Sorting algorithm comparison and linked lists
Algorithm comparison
During college, I took a course in data structures based on C++. This was a standard course required for anyone interested in computer science. As part of the final grade, I had to submit a report comparing different sorting algorithms. I analyzed their effectiveness and the time taken for each to complete its operations. This comparison was meaningful because different algorithms converge towards a specific time complexity when dealing with large datasets.
For example, an algorithm’s execution time can increase linearly with the size of the dataset; if you double the dataset, it takes twice as long for the algorithm to complete. Alternatively, an algorithm can increase logarithmically with the dataset, meaning a significant increase in the amount of information has a relatively minor effect on the processing time. This is ideal, as the algorithm can handle more data without a substantial slowdown. Conversely, some algorithms exhibit quadratic behavior; if you double the sample size, the execution time increases fourfold. This is problematic, as even minor increases in data can significantly extend processing time. Analyzing these algorithms allows us to predict their execution times, which is crucial in time-critical situations where optimal performance is desired.
In this empirical study, four different sorting algorithms were compared: Selection sort, Bubble sort, Insertion sort, and Merge sort. Each algorithm was tasked with sorting an array filled with random integer values. The array contained 15,000 entries, and the random values ranged from 0 to 1000. To ensure consistent results, a single random array was generated for each algorithm to sort, and the execution time of each was recorded.
This approach allowed for a fair comparison, as all algorithms sorted the same array. Any differences in execution time could then be attributed to the algorithms themselves rather than to variations in the input arrays. Once the initial testing sequence was complete, the entire process was repeated with a newly generated random array, and this was done 20 times. The results of the twenty separate tests revealed a clear trend when average times were analyzed:
-
Overall, Merge sort was the fastest of all the algorithms, with an average execution time an order of magnitude lower than the others. This superior performance is likely due to its efficiency in avoiding unnecessary comparisons.
-
Bubble sort was the slowest algorithm, taking nearly twice as long as the next slowest. It only compares adjacent entries, which limits its ability to identify more distant entries that could be compared and swapped. As a result, it performs many unnecessary swaps with minimal sorting effect.
-
Selection sort was the second slowest algorithm. Although it does not perform as many trivial swaps as Bubble sort, it often leaves the array mostly unchanged after a swap, leading to more scans, swaps, and extended execution time.
-
Insertion sort was the second fastest algorithm. While not as quick as Merge sort, it significantly outperformed the other algorithms. This can be attributed to its method of displacing each entry that it scans, which reduces unnecessary comparisons by biasing larger values towards one side of the array.
In terms of variation between executions of the same algorithm, a different trend emerged:
-
Merge sort had a much lower standard deviation than the other algorithms, indicating that its execution time varied little with input arrays.
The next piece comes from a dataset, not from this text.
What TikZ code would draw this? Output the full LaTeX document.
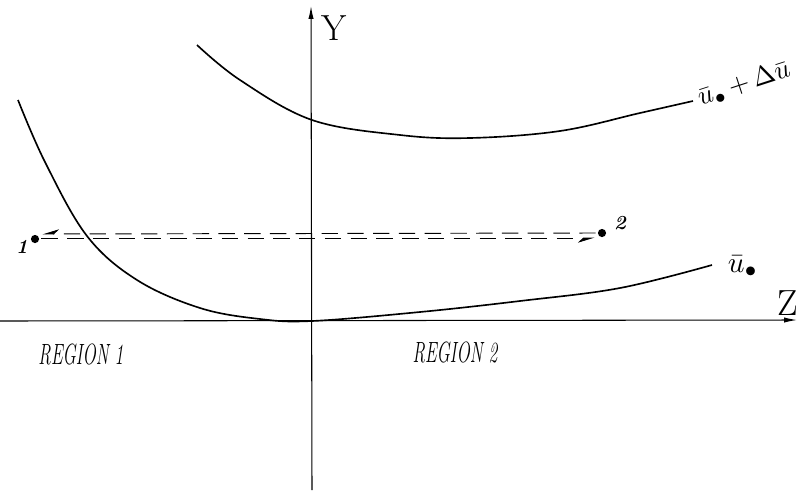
\documentclass[tikz,border=0pt]{standalone}
\usepackage{fontspec}
\usetikzlibrary{arrows.meta,calc}
\begin{document}
\begin{tikzpicture}[x=0.03cm,y=-0.03cm,
  axis/.style={line width=0.9pt, -{Latex[length=11pt,width=4.5pt]}},
  curve/.style={line width=1.4pt},
  dasharrow/.style={line width=0.8pt, dash pattern=on 14pt off 8pt},
  harp/.style={-{Stealth[harpoon,swap,length=13pt,width=8pt]}},
  dotnode/.style={circle, fill, inner sep=0pt, minimum size=7pt},
  lbl/.style={inner sep=0pt},
  reg/.style={font=\itshape\fontsize{25}{28}\selectfont, inner sep=0pt},
  axlbl/.style={font=\fontsize{31}{33}\selectfont, inner sep=0pt},
  small/.style={font=\itshape\bfseries\fontsize{17}{18}\selectfont, inner sep=0pt}
]
\useasboundingbox (0,0) rectangle (800,490);
% axes
\coordinate (ybot) at (312,490);
\coordinate (ytop) at (311,6);
\coordinate (zleft) at (0,321);
\coordinate (zright) at (797,320);
\draw[axis] (ybot) -- (ytop);
\draw[axis] (zleft) -- (zright);
\node[axlbl] (ylab) at (334,28) {Y};
\node[axlbl] (zlab) at (788,303) {Z};
% lower curve u0
\draw[curve] plot[smooth, tension=0.6] coordinates {(18,100) (45,162) (87,236) (137,280) (200,308) (260,319) (312,321) (420,312) (520,301) (620,288) (712,265)};
\node[lbl] (u0) at (743,266) {\scalebox{2.5}{$\bar{u}_{\bullet}$}};
% upper curve
\draw[curve] plot[smooth, tension=0.6] coordinates {(197,45) (240,80) (312,120) (400,135) (470,138) (560,131) (640,113) (693,101)};
\node[lbl, rotate=18] (u1) at (744,84) {\scalebox{2.3}{$\bar{u}_{\bullet}\,{+}\,\Delta\bar{u}$}};
% points 1 and 2
\node[dotnode] (p1) at (35,239) {};
\node[dotnode] (p2) at (602,233) {};
\node[small] (l1) at (22,247) {1};
\node[small] (l2) at (620,223) {2};
\coordinate (a1) at ($(p2.west)+(-2,0)$);
\coordinate (a2) at ($(p1.east)+(3,-5)$);
\coordinate (b1) at ($(p1.east)+(2,-1)$);
\coordinate (b2) at ($(p2.west)+(-3,5)$);
\draw[dasharrow, harp] (a1) -- (a2);
\draw[dasharrow, harp] (b1) -- (b2);
% regions
\node[reg] (r1) at (81,354) {\scalebox{0.6}[1]{REGION 1}};
\node[reg] (r2) at (455,352) {\scalebox{0.6}[1]{REGION 2}};
\end{tikzpicture}
\end{document}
The extent to which the random array was ordered had minimal effect; there was neither a “favorable” nor “unfavorable” input.
-
Bubble sort exhibited the largest standard deviation. The level of “sortedness” in the input array significantly affected its execution time.
-
Selection sort and Insertion sort showed similar standard deviations. Between the two, Insertion sort was slightly more sensitive to the order of the input array, but not by much. In either case, the “sorting” of the input had a notable impact on execution time.
Although Merge sort was the fastest and most consistent algorithm, the overhead required to excute it may be a drawback. If the input array is partially sorted, it may be possible to use a simpler sorting algorithm that completes the operation in an acceptable ammout of time. If low overhead is important, then the slower algorithms may possess qualities worth using.
Linked-list data structure
For another assignment, I had to implement a data structure known as a linked list. This interconnected structure stores data in a way that resembles a chain, where individual elements are linked to one another, and each element can hold a specific amount of information. This data structure is flexible and allows different elements to be inserted at various positions along the linked list. However, there must always be an element at the head of the list and an element at the end.
This structure permits an arbitrary number of elements to be added to the list. Similarly, we can remove elements until no items remain. This flexibility distinguishes linked lists from other data structures like arrays. In an array, the number of elements is predetermined. While we can replace the data stored in each element, we cannot always delete elements or add more to increase its length. The behavior of these data structures, however, can vary depending on the programming language in use.
In some languages, the length of an array can be modified after its creation, allowing it to mimic the behavior of a linked list more closely. In the case of C++, we can easily declare arrays with an initial length. However, modifying the length or adding entries to the array afterward can be more complicated. Therefore, creating a linked list data structure may be advantageous depending on the data being stored. For instance, we might want to create a linked list that stores classes, which can contain more complex information. In this case, a linked list helps maintain a known relationship between each element, enabling the development of a more sophisticated program.